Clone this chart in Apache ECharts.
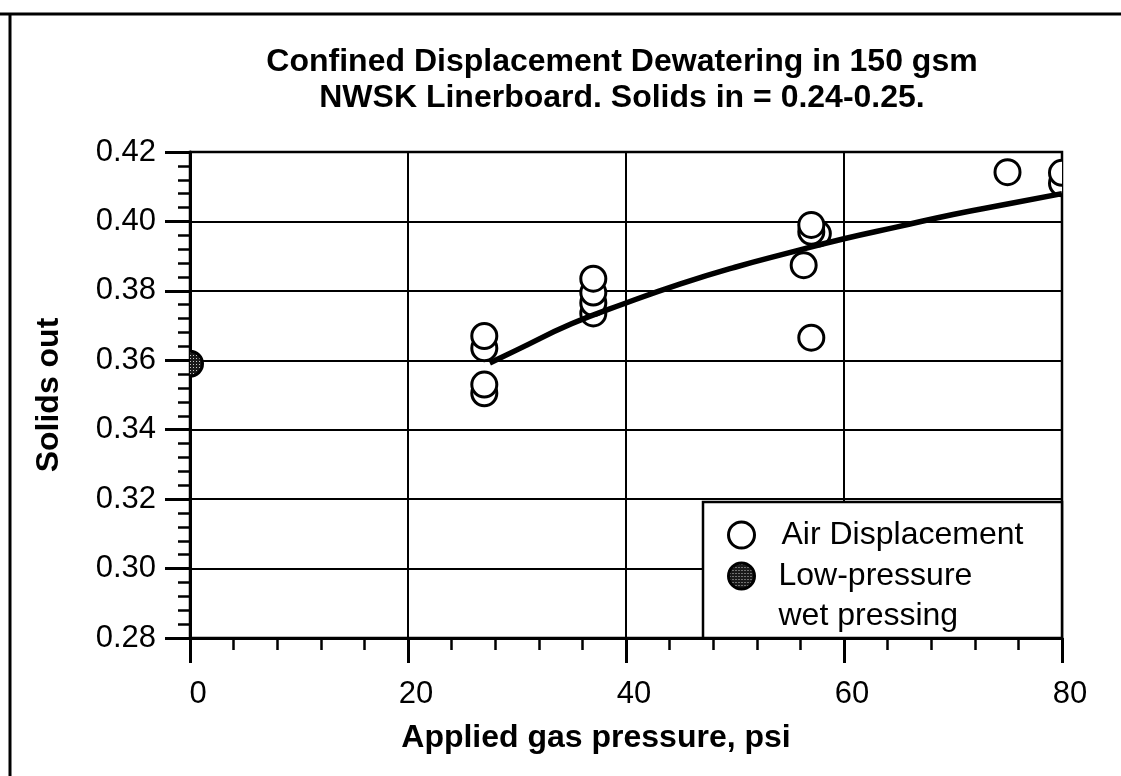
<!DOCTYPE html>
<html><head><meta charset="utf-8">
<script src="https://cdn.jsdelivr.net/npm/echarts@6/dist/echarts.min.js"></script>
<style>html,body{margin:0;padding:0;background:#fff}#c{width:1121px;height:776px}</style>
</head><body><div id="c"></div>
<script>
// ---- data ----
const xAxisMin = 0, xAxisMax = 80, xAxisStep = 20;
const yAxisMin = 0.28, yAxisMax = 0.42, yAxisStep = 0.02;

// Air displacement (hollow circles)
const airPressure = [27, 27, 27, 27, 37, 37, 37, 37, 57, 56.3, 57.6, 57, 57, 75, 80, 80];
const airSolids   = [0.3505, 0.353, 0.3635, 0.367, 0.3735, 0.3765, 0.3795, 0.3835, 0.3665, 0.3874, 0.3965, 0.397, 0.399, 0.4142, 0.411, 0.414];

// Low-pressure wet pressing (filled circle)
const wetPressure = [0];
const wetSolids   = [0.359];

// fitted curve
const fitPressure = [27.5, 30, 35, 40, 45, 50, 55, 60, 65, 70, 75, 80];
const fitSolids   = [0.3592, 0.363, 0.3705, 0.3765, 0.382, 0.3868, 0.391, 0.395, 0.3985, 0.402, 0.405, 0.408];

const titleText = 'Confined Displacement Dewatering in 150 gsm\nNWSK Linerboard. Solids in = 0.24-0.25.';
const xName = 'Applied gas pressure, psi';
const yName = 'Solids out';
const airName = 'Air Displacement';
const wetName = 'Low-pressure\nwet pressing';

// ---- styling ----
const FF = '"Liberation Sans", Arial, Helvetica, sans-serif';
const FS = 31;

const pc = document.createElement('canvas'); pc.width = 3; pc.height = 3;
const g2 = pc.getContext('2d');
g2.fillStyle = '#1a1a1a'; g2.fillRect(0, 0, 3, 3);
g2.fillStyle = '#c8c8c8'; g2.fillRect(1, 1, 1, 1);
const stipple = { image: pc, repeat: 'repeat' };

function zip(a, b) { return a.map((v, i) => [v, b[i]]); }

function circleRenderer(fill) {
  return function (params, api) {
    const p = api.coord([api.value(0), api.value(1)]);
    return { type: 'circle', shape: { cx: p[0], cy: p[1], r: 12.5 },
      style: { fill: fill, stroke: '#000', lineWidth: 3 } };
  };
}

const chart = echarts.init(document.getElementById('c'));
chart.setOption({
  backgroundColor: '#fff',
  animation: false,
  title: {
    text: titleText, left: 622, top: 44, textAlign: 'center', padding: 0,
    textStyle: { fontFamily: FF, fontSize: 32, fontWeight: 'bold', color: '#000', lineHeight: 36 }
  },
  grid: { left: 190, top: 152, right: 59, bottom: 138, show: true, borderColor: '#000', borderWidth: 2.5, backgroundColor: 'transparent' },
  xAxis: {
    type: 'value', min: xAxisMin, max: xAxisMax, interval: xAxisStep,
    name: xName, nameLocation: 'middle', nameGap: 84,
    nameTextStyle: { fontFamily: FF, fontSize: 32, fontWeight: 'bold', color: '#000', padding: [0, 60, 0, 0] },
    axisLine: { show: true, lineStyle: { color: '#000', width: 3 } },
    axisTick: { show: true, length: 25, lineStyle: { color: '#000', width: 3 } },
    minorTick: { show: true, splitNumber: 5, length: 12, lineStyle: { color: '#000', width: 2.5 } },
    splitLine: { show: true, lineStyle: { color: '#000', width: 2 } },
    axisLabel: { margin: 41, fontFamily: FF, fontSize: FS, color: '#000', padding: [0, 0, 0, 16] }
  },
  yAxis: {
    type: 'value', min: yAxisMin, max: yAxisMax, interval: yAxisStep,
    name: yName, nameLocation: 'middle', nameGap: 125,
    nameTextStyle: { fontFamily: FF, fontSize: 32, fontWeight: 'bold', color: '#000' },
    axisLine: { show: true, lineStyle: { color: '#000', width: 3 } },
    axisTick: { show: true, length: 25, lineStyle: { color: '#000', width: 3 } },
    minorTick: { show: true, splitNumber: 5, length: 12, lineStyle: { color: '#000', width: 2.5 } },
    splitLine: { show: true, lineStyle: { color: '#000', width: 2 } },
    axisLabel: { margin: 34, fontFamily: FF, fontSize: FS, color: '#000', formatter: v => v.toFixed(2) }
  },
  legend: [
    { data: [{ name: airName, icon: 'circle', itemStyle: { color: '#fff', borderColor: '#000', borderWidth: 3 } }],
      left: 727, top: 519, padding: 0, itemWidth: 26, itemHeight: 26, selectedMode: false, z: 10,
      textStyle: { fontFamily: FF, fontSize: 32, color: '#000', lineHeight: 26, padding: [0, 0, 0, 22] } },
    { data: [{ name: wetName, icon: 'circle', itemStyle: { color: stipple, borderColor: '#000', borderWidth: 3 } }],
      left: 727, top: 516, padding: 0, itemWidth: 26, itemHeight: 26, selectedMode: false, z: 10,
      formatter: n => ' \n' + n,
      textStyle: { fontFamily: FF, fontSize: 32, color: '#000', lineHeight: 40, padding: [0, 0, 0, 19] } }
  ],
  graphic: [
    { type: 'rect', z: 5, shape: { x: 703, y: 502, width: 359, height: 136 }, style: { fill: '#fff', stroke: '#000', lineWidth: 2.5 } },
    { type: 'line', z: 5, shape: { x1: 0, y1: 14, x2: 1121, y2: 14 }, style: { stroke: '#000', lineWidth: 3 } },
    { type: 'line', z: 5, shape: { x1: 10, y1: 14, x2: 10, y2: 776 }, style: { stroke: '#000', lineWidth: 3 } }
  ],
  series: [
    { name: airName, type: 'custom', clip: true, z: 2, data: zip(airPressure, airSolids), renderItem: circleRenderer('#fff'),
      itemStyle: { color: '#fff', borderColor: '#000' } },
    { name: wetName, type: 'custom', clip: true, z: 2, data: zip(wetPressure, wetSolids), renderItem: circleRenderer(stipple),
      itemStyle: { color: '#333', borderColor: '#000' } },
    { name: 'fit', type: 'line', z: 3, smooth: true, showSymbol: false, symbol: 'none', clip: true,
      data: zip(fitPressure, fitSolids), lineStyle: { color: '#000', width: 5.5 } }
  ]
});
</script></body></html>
=====
■ **Exercise instructions**
Quote in full the listing given above; the images are to be left out.

■ **Output**
Clone this chart in Apache ECharts.
<!DOCTYPE html>
<html><head><meta charset="utf-8">
<script src="https://cdn.jsdelivr.net/npm/echarts@6/dist/echarts.min.js"></script>
<style>html,body{margin:0;padding:0;background:#fff}#c{width:1121px;height:776px}</style>
</head><body><div id="c"></div>
<script>
// ---- data ----
const xAxisMin = 0, xAxisMax = 80, xAxisStep = 20;
const yAxisMin = 0.28, yAxisMax = 0.42, yAxisStep = 0.02;

// Air displacement (hollow circles)
const airPressure = [27, 27, 27, 27, 37, 37, 37, 37, 57, 56.3, 57.6, 57, 57, 75, 80, 80];
const airSolids   = [0.3505, 0.353, 0.3635, 0.367, 0.3735, 0.3765, 0.3795, 0.3835, 0.3665, 0.3874, 0.3965, 0.397, 0.399, 0.4142, 0.411, 0.414];

// Low-pressure wet pressing (filled circle)
const wetPressure = [0];
const wetSolids   = [0.359];

// fitted curve
const fitPressure = [27.5, 30, 35, 40, 45, 50, 55, 60, 65, 70, 75, 80];
const fitSolids   = [0.3592, 0.363, 0.3705, 0.3765, 0.382, 0.3868, 0.391, 0.395, 0.3985, 0.402, 0.405, 0.408];

const titleText = 'Confined Displacement Dewatering in 150 gsm\nNWSK Linerboard. Solids in = 0.24-0.25.';
const xName = 'Applied gas pressure, psi';
const yName = 'Solids out';
const airName = 'Air Displacement';
const wetName = 'Low-pressure\nwet pressing';

// ---- styling ----
const FF = '"Liberation Sans", Arial, Helvetica, sans-serif';
const FS = 31;

const pc = document.createElement('canvas'); pc.width = 3; pc.height = 3;
const g2 = pc.getContext('2d');
g2.fillStyle = '#1a1a1a'; g2.fillRect(0, 0, 3, 3);
g2.fillStyle = '#c8c8c8'; g2.fillRect(1, 1, 1, 1);
const stipple = { image: pc, repeat: 'repeat' };

function zip(a, b) { return a.map((v, i) => [v, b[i]]); }

function circleRenderer(fill) {
  return function (params, api) {
    const p = api.coord([api.value(0), api.value(1)]);
    return { type: 'circle', shape: { cx: p[0], cy: p[1], r: 12.5 },
      style: { fill: fill, stroke: '#000', lineWidth: 3 } };
  };
}

const chart = echarts.init(document.getElementById('c'));
chart.setOption({
  backgroundColor: '#fff',
  animation: false,
  title: {
    text: titleText, left: 622, top: 44, textAlign: 'center', padding: 0,
    textStyle: { fontFamily: FF, fontSize: 32, fontWeight: 'bold', color: '#000', lineHeight: 36 }
  },
  grid: { left: 190, top: 152, right: 59, bottom: 138, show: true, borderColor: '#000', borderWidth: 2.5, backgroundColor: 'transparent' },
  xAxis: {
    type: 'value', min: xAxisMin, max: xAxisMax, interval: xAxisStep,
    name: xName, nameLocation: 'middle', nameGap: 84,
    nameTextStyle: { fontFamily: FF, fontSize: 32, fontWeight: 'bold', color: '#000', padding: [0, 60, 0, 0] },
    axisLine: { show: true, lineStyle: { color: '#000', width: 3 } },
    axisTick: { show: true, length: 25, lineStyle: { color: '#000', width: 3 } },
    minorTick: { show: true, splitNumber: 5, length: 12, lineStyle: { color: '#000', width: 2.5 } },
    splitLine: { show: true, lineStyle: { color: '#000', width: 2 } },
    axisLabel: { margin: 41, fontFamily: FF, fontSize: FS, color: '#000', padding: [0, 0, 0, 16] }
  },
  yAxis: {
    type: 'value', min: yAxisMin, max: yAxisMax, interval: yAxisStep,
    name: yName, nameLocation: 'middle', nameGap: 125,
    nameTextStyle: { fontFamily: FF, fontSize: 32, fontWeight: 'bold', color: '#000' },
    axisLine: { show: true, lineStyle: { color: '#000', width: 3 } },
    axisTick: { show: true, length: 25, lineStyle: { color: '#000', width: 3 } },
    minorTick: { show: true, splitNumber: 5, length: 12, lineStyle: { color: '#000', width: 2.5 } },
    splitLine: { show: true, lineStyle: { color: '#000', width: 2 } },
    axisLabel: { margin: 34, fontFamily: FF, fontSize: FS, color: '#000', formatter: v => v.toFixed(2) }
  },
  legend: [
    { data: [{ name: airName, icon: 'circle', itemStyle: { color: '#fff', borderColor: '#000', borderWidth: 3 } }],
      left: 727, top: 519, padding: 0, itemWidth: 26, itemHeight: 26, selectedMode: false, z: 10,
      textStyle: { fontFamily: FF, fontSize: 32, color: '#000', lineHeight: 26, padding: [0, 0, 0, 22] } },
    { data: [{ name: wetName, icon: 'circle', itemStyle: { color: stipple, borderColor: '#000', borderWidth: 3 } }],
      left: 727, top: 516, padding: 0, itemWidth: 26, itemHeight: 26, selectedMode: false, z: 10,
      formatter: n => ' \n' + n,
      textStyle: { fontFamily: FF, fontSize: 32, color: '#000', lineHeight: 40, padding: [0, 0, 0, 19] } }
  ],
  graphic: [
    { type: 'rect', z: 5, shape: { x: 703, y: 502, width: 359, height: 136 }, style: { fill: '#fff', stroke: '#000', lineWidth: 2.5 } },
    { type: 'line', z: 5, shape: { x1: 0, y1: 14, x2: 1121, y2: 14 }, style: { stroke: '#000', lineWidth: 3 } },
    { type: 'line', z: 5, shape: { x1: 10, y1: 14, x2: 10, y2: 776 }, style: { stroke: '#000', lineWidth: 3 } }
  ],
  series: [
    { name: airName, type: 'custom', clip: true, z: 2, data: zip(airPressure, airSolids), renderItem: circleRenderer('#fff'),
      itemStyle: { color: '#fff', borderColor: '#000' } },
    { name: wetName, type: 'custom', clip: true, z: 2, data: zip(wetPressure, wetSolids), renderItem: circleRenderer(stipple),
      itemStyle: { color: '#333', borderColor: '#000' } },
    { name: 'fit', type: 'line', z: 3, smooth: true, showSymbol: false, symbol: 'none', clip: true,
      data: zip(fitPressure, fitSolids), lineStyle: { color: '#000', width: 5.5 } }
  ]
});
</script></body></html>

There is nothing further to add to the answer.